Task brief :: Word for word, extract the first line of the records below and each line after it, up to and including the line with "import pandas as pd". Pictures are left out.

=== Records provided ===

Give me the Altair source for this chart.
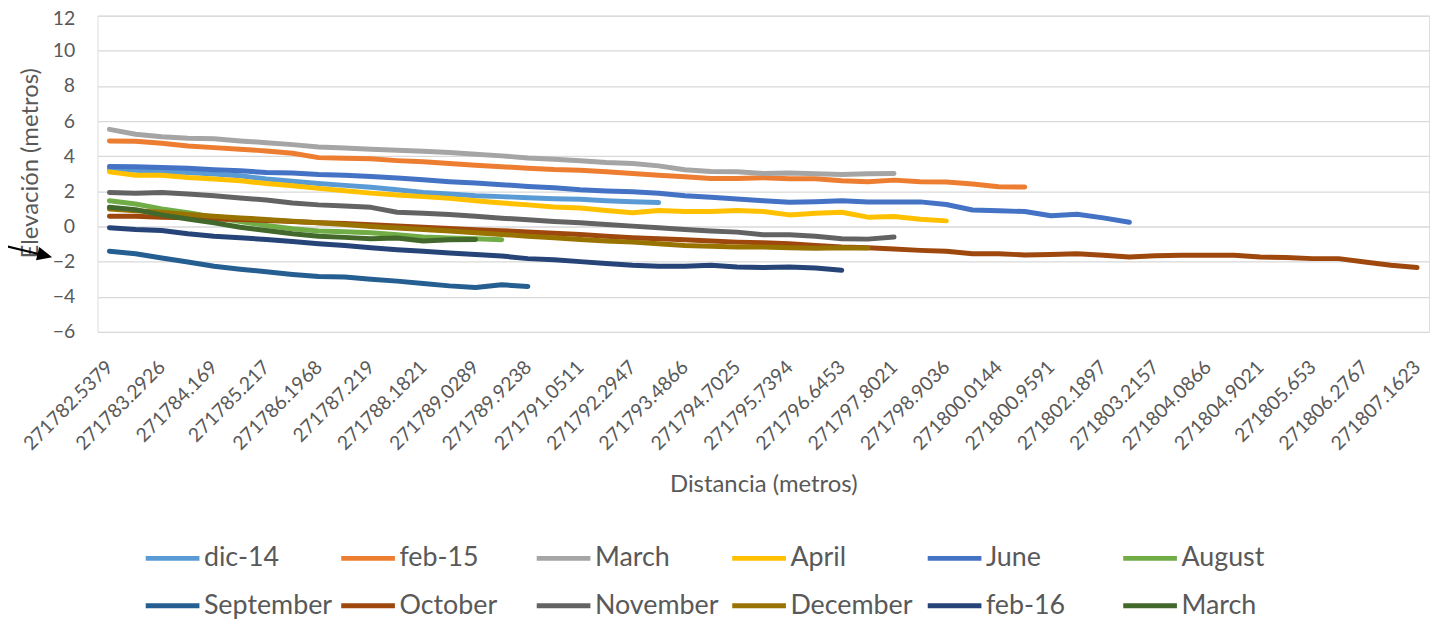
import altair as alt
import pandas as pd

# ---- tick labels of the category axis (every second category is labelled)
x_labels = ["271782.5379", "271783.2926", "271784.169", "271785.217", "271786.1968",
            "271787.219", "271788.1821", "271789.0289", "271789.9238", "271791.0511",
            "271792.2947", "271793.4866", "271794.7025", "271795.7394", "271796.6453",
            "271797.8021", "271798.9036", "271800.0144", "271800.9591", "271802.1897",
            "271803.2157", "271804.0866", "271804.9021", "271805.653", "271806.2767",
            "271807.1623"]

# ---- series names and colours (legend order)
series_names = ["dic-14", "feb-15", "March", "April", "June", "August",
                "September", "October", "November", "December", "feb-16", "March"]
series_colors = ["#5B9BD5", "#ED7D31", "#A5A5A5", "#FFC000", "#4472C4", "#70AD47",
                 "#255E91", "#9E480E", "#636363", "#997300", "#264478", "#43682B"]

# ---- elevation values (metres), one per category index starting at 0
dic_14 = [3.28, 3.20, 3.11, 3.07, 2.98, 2.89, 2.70, 2.57, 2.45, 2.34, 2.23, 2.09, 1.94,
          1.85, 1.75, 1.70, 1.64, 1.58, 1.55, 1.47, 1.41, 1.36]
feb_15 = [4.87, 4.85, 4.74, 4.58, 4.49, 4.40, 4.30, 4.17, 3.92, 3.89, 3.85, 3.75, 3.68,
          3.58, 3.49, 3.40, 3.32, 3.24, 3.20, 3.11, 3.02, 2.92, 2.83, 2.73, 2.73, 2.77,
          2.72, 2.72, 2.60, 2.55, 2.64, 2.55, 2.53, 2.42, 2.26, 2.25]
march_15 = [5.53, 5.25, 5.11, 5.02, 5.00, 4.87, 4.77, 4.66, 4.53, 4.47, 4.40, 4.34, 4.28,
            4.21, 4.11, 4.02, 3.90, 3.83, 3.74, 3.64, 3.58, 3.45, 3.23, 3.13, 3.11, 3.02,
            3.04, 3.00, 2.96, 3.00, 3.02]
april = [3.11, 2.92, 2.92, 2.79, 2.70, 2.60, 2.45, 2.32, 2.17, 2.04, 1.90, 1.79, 1.70,
         1.60, 1.47, 1.34, 1.23, 1.11, 1.05, 0.91, 0.78, 0.91, 0.85, 0.85, 0.91, 0.85,
         0.66, 0.75, 0.81, 0.53, 0.57, 0.41, 0.32]
june = [3.41, 3.40, 3.36, 3.32, 3.23, 3.17, 3.07, 3.04, 2.96, 2.92, 2.85, 2.76, 2.66,
        2.55, 2.47, 2.38, 2.28, 2.21, 2.09, 2.02, 1.98, 1.89, 1.75, 1.66, 1.57, 1.47,
        1.38, 1.41, 1.47, 1.40, 1.40, 1.40, 1.25, 0.94, 0.89, 0.85, 0.61, 0.70, 0.49, 0.24]
august = [1.47, 1.28, 1.00, 0.78, 0.53, 0.28, 0.06, -0.13, -0.26, -0.30, -0.36, -0.47,
          -0.60, -0.66, -0.70, -0.75]
september = [-1.41, -1.55, -1.79, -2.02, -2.26, -2.43, -2.58, -2.73, -2.85, -2.88, -3.00,
             -3.11, -3.24, -3.38, -3.47, -3.32, -3.41]
october = [0.58, 0.58, 0.53, 0.49, 0.43, 0.40, 0.34, 0.28, 0.21, 0.17, 0.10, 0.03, -0.04,
           -0.11, -0.18, -0.24, -0.31, -0.38, -0.45, -0.55, -0.64, -0.70, -0.75, -0.83,
           -0.89, -0.92, -0.98, -1.08, -1.17, -1.21, -1.28, -1.36, -1.41, -1.55, -1.55,
           -1.62, -1.60, -1.55, -1.64, -1.74, -1.66, -1.64, -1.64, -1.64, -1.74, -1.77,
           -1.83, -1.83, -2.02, -2.21, -2.34]
november = [1.94, 1.89, 1.94, 1.85, 1.75, 1.62, 1.51, 1.34, 1.23, 1.17, 1.09, 0.81, 0.75,
            0.68, 0.58, 0.47, 0.38, 0.28, 0.21, 0.11, 0.02, -0.07, -0.17, -0.26, -0.32,
            -0.47, -0.47, -0.56, -0.70, -0.72, -0.60]
december = [1.00, 0.90, 0.81, 0.68, 0.58, 0.49, 0.40, 0.30, 0.21, 0.11, 0.00, -0.09, -0.17,
            -0.26, -0.36, -0.45, -0.55, -0.64, -0.74, -0.83, -0.89, -0.98, -1.08, -1.13,
            -1.17, -1.17, -1.21, -1.24, -1.21, -1.23]
feb_16 = [-0.07, -0.17, -0.23, -0.41, -0.55, -0.64, -0.74, -0.85, -0.98, -1.08, -1.21,
          -1.32, -1.41, -1.51, -1.60, -1.68, -1.83, -1.89, -2.00, -2.11, -2.21, -2.26,
          -2.26, -2.21, -2.30, -2.34, -2.30, -2.36, -2.49]
march_16 = [1.09, 0.96, 0.66, 0.43, 0.21, -0.04, -0.23, -0.41, -0.55, -0.62, -0.70, -0.66,
            -0.83, -0.75, -0.74]

series_values = [dic_14, feb_15, march_15, april, june, august,
                 september, october, november, december, feb_16, march_16]

# ---- long table
keys = [f"{k + 1:02d}|{n}" for k, n in enumerate(series_names)]
rows = []
for key, vals in zip(keys, series_values):
    for i, v in enumerate(vals):
        rows.append({"serie": key, "idx": i, "elev": v})
df = pd.DataFrame(rows)

n_cat = 2 * (len(x_labels) - 1)  # 50 -> categories 0..50
FONT = "Lato"
TXT = "#595959"

label_array = "[" + ",".join(f"'{l}'" for l in x_labels) + "]"

lines = alt.Chart(df).mark_line(
    strokeWidth=5, strokeCap="round", strokeJoin="round"
).encode(
    x=alt.X(
        "idx:Q",
        scale=alt.Scale(domain=[-0.456, n_cat + 0.456], nice=False, zero=False),
        axis=alt.Axis(
            values=list(range(0, n_cat + 1, 2)),
            labelExpr=label_array + "[round(datum.value/2)]",
            labelAngle=-45, labelAlign="right", labelBaseline="middle",
            labelPadding=32, labelFont=FONT, labelFontSize=19.5, labelColor=TXT,
            labelOverlap=False, labelFlush=False, labelBound=False,
            domain=False, ticks=False, grid=False,
            title="Distancia (metros)", titleFont=FONT, titleFontSize=24,
            titleFontWeight="normal", titleColor=TXT,
            titleX=669.5, titleY=154, titleAlign="center", titleBaseline="middle",
        ),
    ),
    y=alt.Y(
        "elev:Q",
        scale=alt.Scale(domain=[-6, 12], nice=False, zero=False),
        axis=alt.Axis(
            values=list(range(-6, 13, 2)),
            labelPadding=23, labelFont=FONT, labelFontSize=19.5, labelColor=TXT,
            labelOffset={"condition": {"test": "datum.value == 12", "value": 2.5}, "value": 0},
            domain=False, ticks=False, grid=True, gridColor="#D9D9D9", gridWidth=1.3,
            title="Elevación (metros)", titleFont=FONT, titleFontSize=24,
            titleFontWeight="normal", titleColor=TXT,
            titleX=-67, titleY=148, titleAlign="center", titleBaseline="middle",
            titleAngle=270,
        ),
    ),
    color=alt.Color(
        "serie:N",
        scale=alt.Scale(domain=keys, range=series_colors),
        legend=alt.Legend(
            title=None, orient="none", legendX=46, legendY=516,
            direction="horizontal", columns=6, gridAlign="all",
            symbolType="stroke", symbolSize=2916, symbolStrokeWidth=5,
            labelFont=FONT, labelFontSize=27, labelColor=TXT, labelOffset=2,
            labelLimit=400, columnPadding=-2.4, rowPadding=5, padding=0,
            labelExpr="split(datum.label, '|')[1]",
        ),
    ),
)

# arrow annotation (shaft + head drawn as one symbol, rotated)
anchor = pd.DataFrame({"a": [0]})
arrow = alt.Chart(anchor).mark_point(
    shape="M-1,-0.045 L0.348,-0.045 L0.348,-0.3 L1,0 L0.348,0.3 L0.348,0.045 L-1,0.045 Z",
    filled=True, color="black", opacity=1, size=2116, angle=13.4, strokeWidth=0,
).encode(x=alt.value(-68), y=alt.value(237.5))

chart = alt.layer(lines, arrow).properties(
    width=1339, height=318,
    autosize=alt.AutoSizeParams(type="none"),
    padding={"left": 90, "top": 6, "right": 2, "bottom": 287},
).configure_view(stroke=None).configure(background="white")

chart.save("out.html", embed_options={"renderer": "svg", "actions": False})
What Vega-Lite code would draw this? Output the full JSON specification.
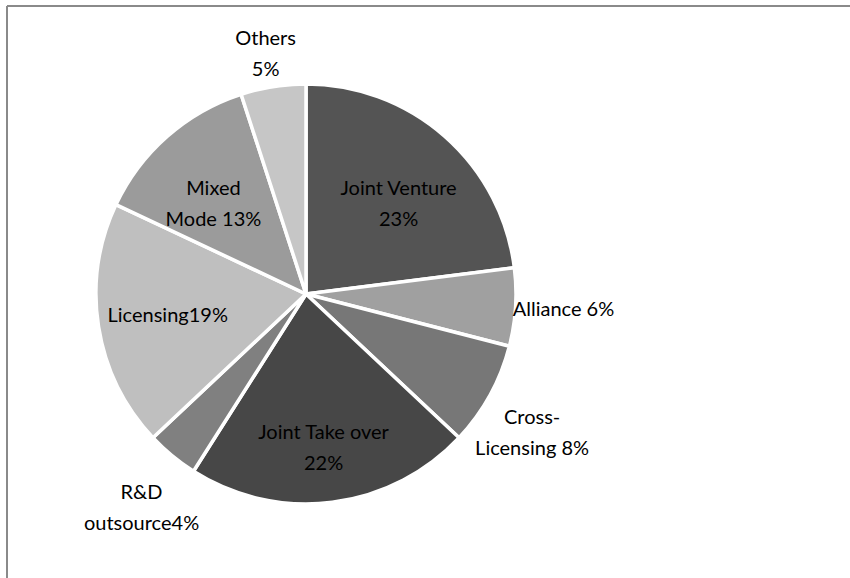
{
  "$schema": "https://vega.github.io/schema/vega-lite/v6.json",
  "background": "white",
  "padding": {"left": 6, "top": 5, "right": 0, "bottom": 0},
  "bounds": "flush",
  "spacing": 0,
  "config": {"view": {"stroke": null}},
  "hconcat": [
    {
      "width": 598,
      "height": 576,
      "view": {"stroke": "#8a8a8a", "strokeWidth": 2, "strokeDash": [598, 1174, 576, 0]},
      "data": {
        "values": [
          {"category": "Joint Venture", "label": "Joint Venture\n23%", "share": 23, "rank": 1},
          {"category": "Alliance", "label": "Alliance 6%", "share": 6, "rank": 2},
          {"category": "Cross-Licensing", "label": "Cross-\nLicensing 8%", "share": 8, "rank": 3},
          {"category": "Joint Take over", "label": "Joint Take over\n22%", "share": 22, "rank": 4},
          {"category": "R&D outsource", "label": "R&D\noutsource4%", "share": 4, "rank": 5},
          {"category": "Licensing", "label": "Licensing19%", "share": 19, "rank": 6},
          {"category": "Mixed Mode", "label": "Mixed\nMode 13%", "share": 13, "rank": 7},
          {"category": "Others", "label": "Others\n5%", "share": 5, "rank": 8}
        ]
      },
      "encoding": {
        "theta": {"field": "share", "type": "quantitative", "stack": true},
        "order": {"field": "rank", "type": "quantitative"}
      },
      "layer": [
        {
          "mark": {"type": "arc", "outerRadius": 210, "stroke": "white", "strokeWidth": 3.5},
          "encoding": {
            "color": {
              "field": "category",
              "type": "nominal",
              "scale": {
                "domain": ["Joint Venture", "Alliance", "Cross-Licensing", "Joint Take over", "R&D outsource", "Licensing", "Mixed Mode", "Others"],
                "range": ["#545454", "#a0a0a0", "#777777", "#474747", "#808080", "#bfbfbf", "#9b9b9b", "#c6c6c6"]
              },
              "legend": null
            }
          }
        },
        {
          "mark": {"type": "text", "radius": 140, "font": "Lato", "fontSize": 20, "lineHeight": 31, "lineBreak": "\n", "fill": "#000000", "align": "center", "baseline": "middle"},
          "encoding": {
            "text": {"condition": {"test": "datum.share < 10", "value": ""}, "field": "label"}
          }
        },
        {
          "mark": {"type": "text", "radius": 258, "font": "Lato", "fontSize": 20, "lineHeight": 31, "lineBreak": "\n", "fill": "#000000", "align": "center", "baseline": "middle"},
          "encoding": {
            "text": {"condition": {"test": "datum.share >= 10", "value": ""}, "field": "label"}
          }
        }
      ]
    },
    {
      "width": 260,
      "height": 576,
      "view": {"stroke": "#8a8a8a", "strokeWidth": 2, "strokeDash": [260, 3000]},
      "data": {"values": []},
      "mark": {"type": "text", "text": ""},
      "encoding": {}
    }
  ]
}
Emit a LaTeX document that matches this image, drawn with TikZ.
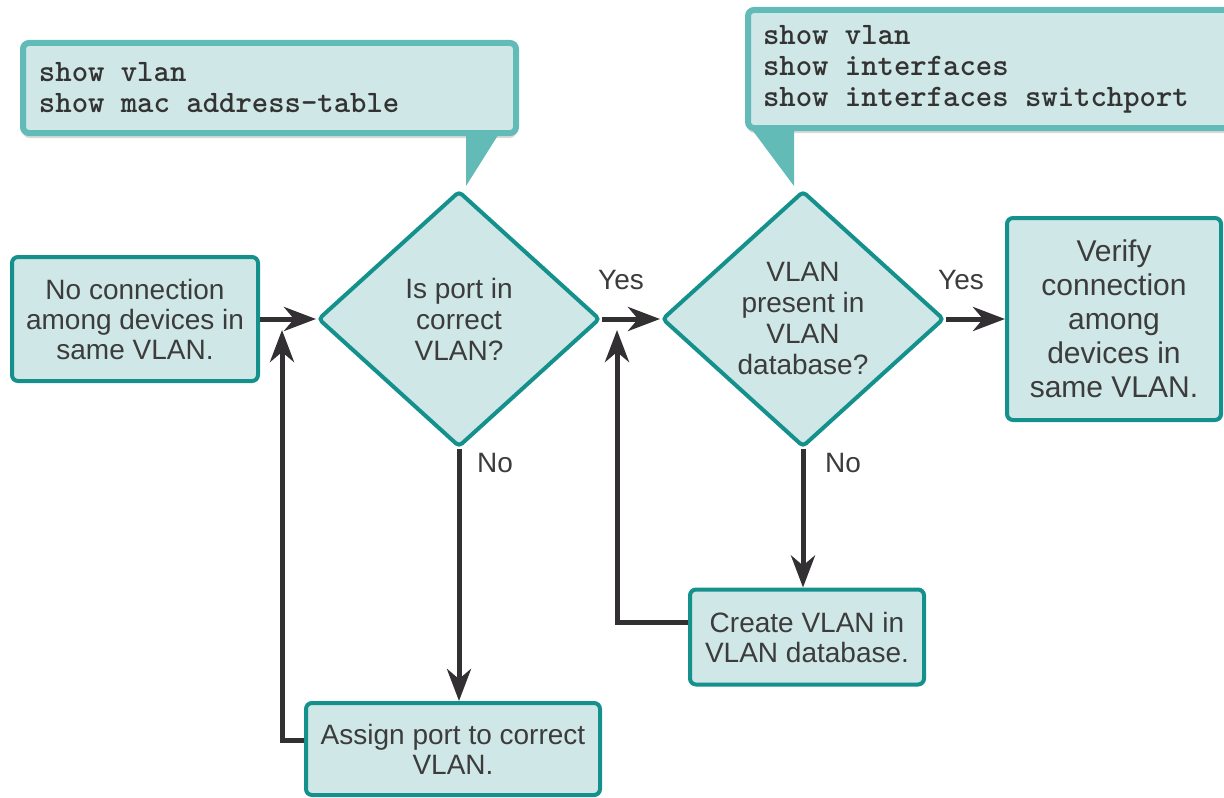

===

Solution to this problem ::
Give me the Altair source for this chart.
import altair as alt
import pandas as pd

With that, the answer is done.